One-Off

Seeds of Democracy

Meet Louisa Yeomans King, the “fairy godmother” of American gardening

HUMANITIES, July/August 2008, Volume 29, Number 4

Long before Martha Stewart, there was Louisa—as in Louisa Yeomans King. In his 2006 NEH-supported book, The Modern American House (Cambridge University Press), Sandy Isenstadt touches on King’s role in American homemaking.

Although famous as a period when large private estates and fine suburbs were built and landscaped, the early twentieth century was equally a time when little gardens attracted great loyalties, and when the conflict between the need for privacy and the desire for visual breadth became a mainstay of discussions regarding the small home site. With professional fees prohibitive for an average middle-class family, many landscape architects argued that writing had become a new professional duty and that what owners of small homes needed most was to develop their taste in landscape design rather than to purchase an actual design. Writing on the outdoors was “one of the most emphatic and significant movements of the time,” wrote Bailey in “What This Magazine Stands For,” the initial editorial of Country Life in America, a magazine that featured larger properties but also often included advice for owners of small homes. Other magazines such as House Beautiful and the more middle-class-oriented House and Garden also began at this time to devote annual issues to gardening. Titles on Japanese landscaping appeared more frequently, explaining various effects such as the practice of “distance-lowering,” that is, grading tree sizes to force perspective.

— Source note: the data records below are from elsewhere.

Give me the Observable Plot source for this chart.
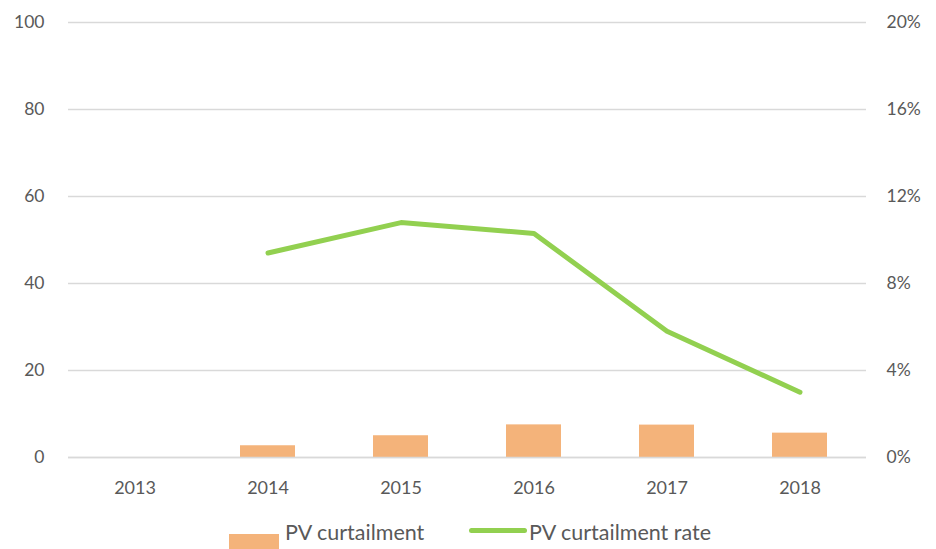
<!DOCTYPE html>
<html><head><meta charset="utf-8">
<script src="https://cdn.jsdelivr.net/npm/d3@7"></script>
<script src="https://cdn.jsdelivr.net/npm/@observablehq/plot@0.6"></script>
<style>
body{margin:0;background:#fff;font-family:Lato,"Open Sans",sans-serif;}
#legend{height:39px;font-size:21.5px;color:#595959;position:relative;}
.sw{display:inline-block}
</style></head>
<body><div id="chart"></div>
<div id="legend">
<span class="sw" style="position:absolute;left:229px;top:24px;width:50px;height:16px;background:#F4B37A"></span>
<span style="position:absolute;left:285px;top:9px">PV curtailment</span>
<span class="sw" style="position:absolute;left:469px;top:18px;width:58px;height:5px;border-radius:3px;background:#92D050"></span>
<span style="position:absolute;left:529px;top:9px">PV curtailment rate</span>
</div>
<script>
const years = ["2013","2014","2015","2016","2017","2018"];
const curtailment = [null, 2.7, 5.0, 7.5, 7.45, 5.6]; // TWh
const rate = [null, 9.4, 10.8, 10.3, 5.8, 3.0]; // %
const leftTicks = [0,20,40,60,80,100];

const bars = years.map((y,i)=>({year:y, v:curtailment[i]})).filter(d=>d.v!=null);
const line = years.map((y,i)=>({year:y, r:rate[i]})).filter(d=>d.r!=null);
const k = 100/20;

const chart = Plot.plot({
  width:936, height:510,
  marginLeft:68, marginRight:70, marginTop:22, marginBottom:53,
  style:{fontFamily:"Lato, 'Open Sans', sans-serif", fontSize:"17px", color:"#595959", background:"#fff"},
  x:{domain:years, paddingInner:0.59, paddingOuter:0.295, label:null},
  y:{domain:[0,100], label:null},
  marks:[
    Plot.gridY(leftTicks,{stroke:"#d9d9d9", strokeOpacity:1, strokeWidth:1.3}),
    Plot.axisY({ticks:leftTicks, tickSize:0, tickPadding:24, label:null, fontSize:17.5}),
    Plot.axisY({anchor:"right", ticks:leftTicks, tickSize:0, tickPadding:20, label:null, tickFormat:d=>(d/k)+"%", fontSize:17.5}),
    Plot.axisX({tickSize:0, tickPadding:24, label:null, fontSize:18}),
    Plot.barY(bars,{x:"year", y:"v", fill:"#F4B37A"}),
    Plot.ruleY([0],{stroke:"#d9d9d9", strokeWidth:1.5}),
    Plot.line(line,{x:"year", y:d=>d.r*k, stroke:"#92D050", strokeWidth:5, strokeLinecap:"round", strokeLinejoin:"round"})
  ]
});
document.getElementById("chart").appendChild(chart);
</script></body></html>
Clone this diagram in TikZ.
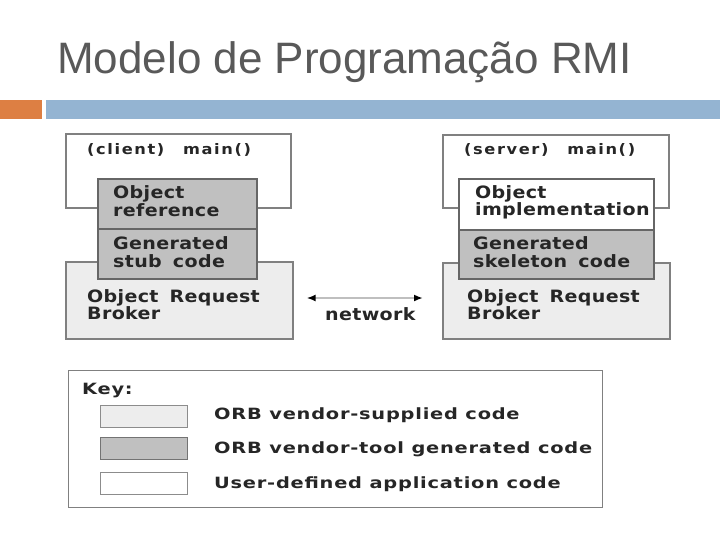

A central tenet of such literature was that gardening strengthened democracy. Gardening clubs, for instance, founded largely by well-to-do women in the nineteenth century, showed particular concern for small gardens as a means of extending aesthetic education to the middle class through newsletters, meetings, and the camaraderie of shared interests. Whereas the profession of landscape architecture was dominated by men, with some notable exceptions, garden clubs, which arguably affected more of the built American landscape than did professionals, were nearly exclusively run by women. Many women had gained expertise from working their own gardens and began to consult with individual and even institutional clients. Louisa Yeomans King, cofounder of the Garden Club of America, editor of the “Little Gardens” series and author of two of its titles, and named by House and Garden the “fairy godmother” of American gardening, proclaimed in 1925 the democratic implications of the modest gardens surrounding small homes: “There is no other such meeting ground: there is no community of interest such as this of gardens.” All citizens were equal working the soil and so American masses almost instinctively clamored for green. Garden interest would grow only greater, King prophesied, as the United States compensated with quantity what it lacked in antiquity or magnificence.